-- BEGIN Raw records --

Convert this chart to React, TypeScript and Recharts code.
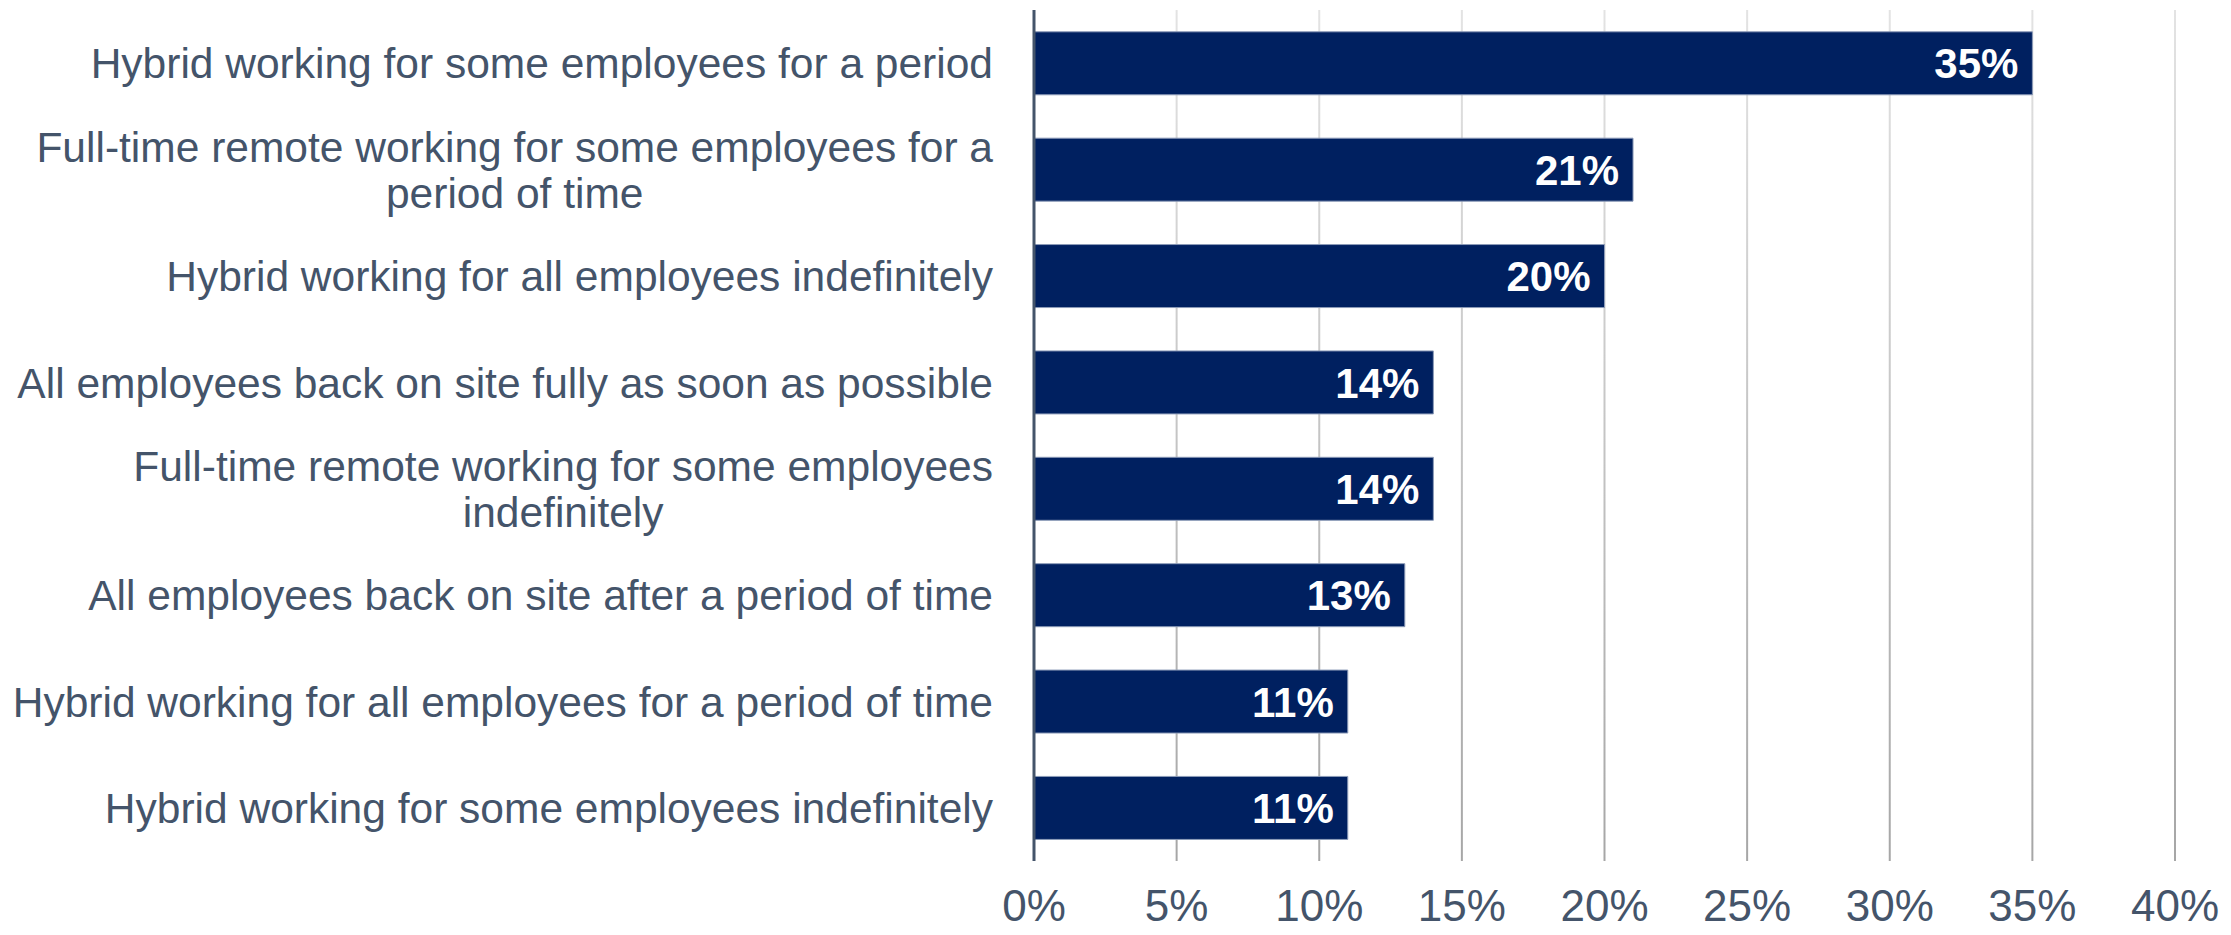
import React from 'react';
import { BarChart, Bar, XAxis, YAxis, CartesianGrid, LabelList } from 'recharts';

const categories = [
  'Hybrid working for some employees for a period',
  'Full-time remote working for some employees for a period of time',
  'Hybrid working for all employees indefinitely',
  'All employees back on site fully as soon as possible',
  'Full-time remote working for some employees indefinitely',
  'All employees back on site after a period of time',
  'Hybrid working for all employees for a period of time',
  'Hybrid working for some employees indefinitely',
];

// how each category label is wrapped in the original
const categoryLines = [
  ['Hybrid working for some employees for a period'],
  ['Full-time remote working for some employees for a', 'period of time'],
  ['Hybrid working for all employees indefinitely'],
  ['All employees back on site fully as soon as possible'],
  ['Full-time remote working for some employees', 'indefinitely'],
  ['All employees back on site after a period of time'],
  ['Hybrid working for all employees for a period of time'],
  ['Hybrid working for some employees indefinitely'],
];

const values = [35, 21, 20, 14, 14, 13, 11, 11];

const xTicks = [0, 5, 10, 15, 20, 25, 30, 35, 40];

const FONT = '"Liberation Sans", Arial, sans-serif';
const TEXT_COLOR = '#44546A';
const BAR_COLOR = '#002060';
const LABEL_SIZE = 42.5;

const chartData = categories.map((name, i) => ({ name, value: values[i] }));

let ctx: CanvasRenderingContext2D | null = null;
function textWidth(s: string) {
  if (!ctx) ctx = document.createElement('canvas').getContext('2d');
  if (!ctx) return s.length * LABEL_SIZE * 0.5;
  ctx.font = `${LABEL_SIZE}px ${FONT}`;
  return ctx.measureText(s).width;
}

const CategoryTick = (props: any) => {
  const { x, y, payload } = props;
  const idx = categories.indexOf(payload.value);
  const lines = categoryLines[idx] || [payload.value];
  const right = x - 33;
  const maxW = Math.max(...lines.map(textWidth));
  const lineH = 46;
  const startY = y - ((lines.length - 1) * lineH) / 2;
  return (
    <g>
      {lines.map((line, i) => (
        <text
          key={i}
          x={lines.length > 1 ? right - maxW / 2 : right}
          y={startY + i * lineH}
          dy="0.36em"
          textAnchor={lines.length > 1 ? 'middle' : 'end'}
          fill={TEXT_COLOR}
          fontSize={LABEL_SIZE}
          fontFamily={FONT}
        >
          {line}
        </text>
      ))}
    </g>
  );
};

const PercentTick = (props: any) => {
  const { x, y, payload } = props;
  return (
    <text x={x} y={y} dy="0.71em" textAnchor="middle" fill={TEXT_COLOR} fontSize={44} fontFamily={FONT}>
      {`${payload.value}%`}
    </text>
  );
};

const ValueLabel = (props: any) => {
  const { x, y, width, height, value } = props;
  return (
    <text
      x={x + width - 14}
      y={y + height / 2}
      dy="0.36em"
      textAnchor="end"
      fill="#FFFFFF"
      fontSize={42}
      fontWeight="bold"
      fontFamily={FONT}
    >
      {`${value}%`}
    </text>
  );
};

export default function App() {
  return (
    <div style={{ position: 'absolute', left: 0, top: 0, background: '#fff' }}>
      <BarChart
        width={2231}
        height={935}
        data={chartData}
        layout="vertical"
        barCategoryGap="20.5%"
        margin={{ top: 10, right: 56, bottom: 0, left: 0 }}
      >
        <defs>
          <linearGradient id="gridFade" gradientUnits="userSpaceOnUse" x1="0" y1="10" x2="0" y2="861">
            <stop offset="0%" stopColor="#E3E3E3" />
            <stop offset="100%" stopColor="#A6A6A6" />
          </linearGradient>
        </defs>
        <CartesianGrid horizontal={false} stroke="url(#gridFade)" strokeWidth={2} />
        <XAxis
          type="number"
          domain={[0, 40]}
          ticks={xTicks}
          height={74}
          axisLine={false}
          tickLine={false}
          tickSize={0}
          tickMargin={29}
          tick={<PercentTick />}
          interval={0}
        />
        <YAxis
          type="category"
          dataKey="name"
          width={1034}
          axisLine={{ stroke: TEXT_COLOR, strokeWidth: 3 }}
          tickLine={false}
          tick={<CategoryTick />}
          interval={0}
        />
        <Bar dataKey="value" fill={BAR_COLOR} stroke="#8C9BB8" strokeWidth={1} isAnimationActive={false}>
          <LabelList dataKey="value" content={<ValueLabel />} />
        </Bar>
      </BarChart>
    </div>
  );
}
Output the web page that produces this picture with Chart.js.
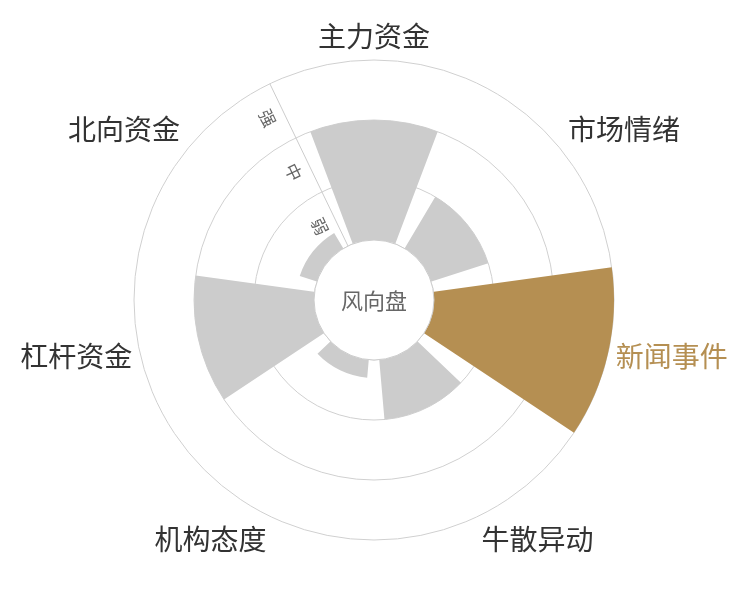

-- END Raw records --

— Directive —
Start at the top of the entries and repeat each line exactly, ending at the line that contains "const chartData = categories.map((name, i)". Pictures are not part of the copy.

— Output for this task —
Convert this chart to React, TypeScript and Recharts code.
import React from 'react';
import { BarChart, Bar, XAxis, YAxis, CartesianGrid, LabelList } from 'recharts';

const categories = [
  'Hybrid working for some employees for a period',
  'Full-time remote working for some employees for a period of time',
  'Hybrid working for all employees indefinitely',
  'All employees back on site fully as soon as possible',
  'Full-time remote working for some employees indefinitely',
  'All employees back on site after a period of time',
  'Hybrid working for all employees for a period of time',
  'Hybrid working for some employees indefinitely',
];

// how each category label is wrapped in the original
const categoryLines = [
  ['Hybrid working for some employees for a period'],
  ['Full-time remote working for some employees for a', 'period of time'],
  ['Hybrid working for all employees indefinitely'],
  ['All employees back on site fully as soon as possible'],
  ['Full-time remote working for some employees', 'indefinitely'],
  ['All employees back on site after a period of time'],
  ['Hybrid working for all employees for a period of time'],
  ['Hybrid working for some employees indefinitely'],
];

const values = [35, 21, 20, 14, 14, 13, 11, 11];

const xTicks = [0, 5, 10, 15, 20, 25, 30, 35, 40];

const FONT = '"Liberation Sans", Arial, sans-serif';
const TEXT_COLOR = '#44546A';
const BAR_COLOR = '#002060';
const LABEL_SIZE = 42.5;

const chartData = categories.map((name, i) => ({ name, value: values[i] }));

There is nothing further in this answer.